Be specific, use positive language — so I will do this rather than I will not do that. Set reminders if you need to, give it time, and bring consciousness to your actions to help the habit become automatic.

9. Value your time

Time is finite. We only have so much of it before it’s up and then who knows what happens? When we truly take this on, we begin to value our time a little more. That means we’re less likely to procrastinate and more likely to put our energy into the things we really want.

Of course, we all have days when it feels difficult to do the things we need to. One way I avoid procrastinating is by writing a to-do list. This is not only work tasks on the list. It’s an everything I want to get done this week list. It’s not prioritised, although some things are more important than others. When I’m in a lull or not sure what I need to be doing, I pull out my list.

I don’t always choose the most urgent thing. Instead, I choose the thing that excites me most. By doing this, I give myself a break and I also give myself the dopamine reward of ticking something off my list. More often than not, this stops me from wasting time and propels me toward my goals without the need for too much willpower.
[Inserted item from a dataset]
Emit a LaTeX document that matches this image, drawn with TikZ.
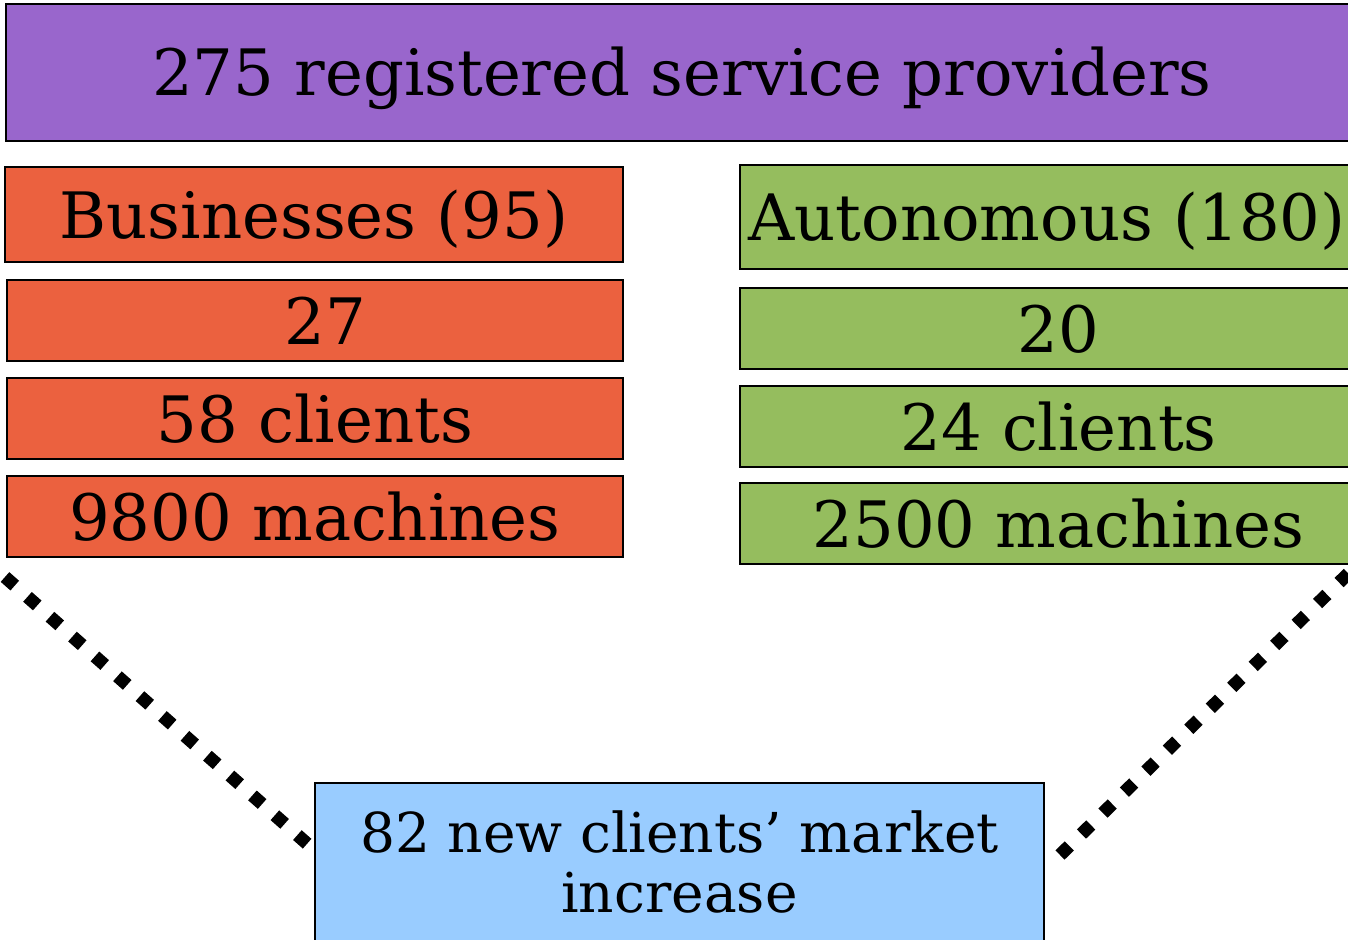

Willpower isn’t set at a particular quotient. It ebbs and flows with your energy, the situations you need it for and how good you are at wielding it. We can all get better at using it, and become more balanced with our self-control. Easing up on the breaks and relaxing a little will help if you have trouble with overcontrol.

Building small better habits will help if self-control is low. Regularly exercising your willpower is also a great way to build it up in a fun, non-threatening way. Willpower won’t give you all you desire, but it will provide the stamina you need to go get the things you desire most.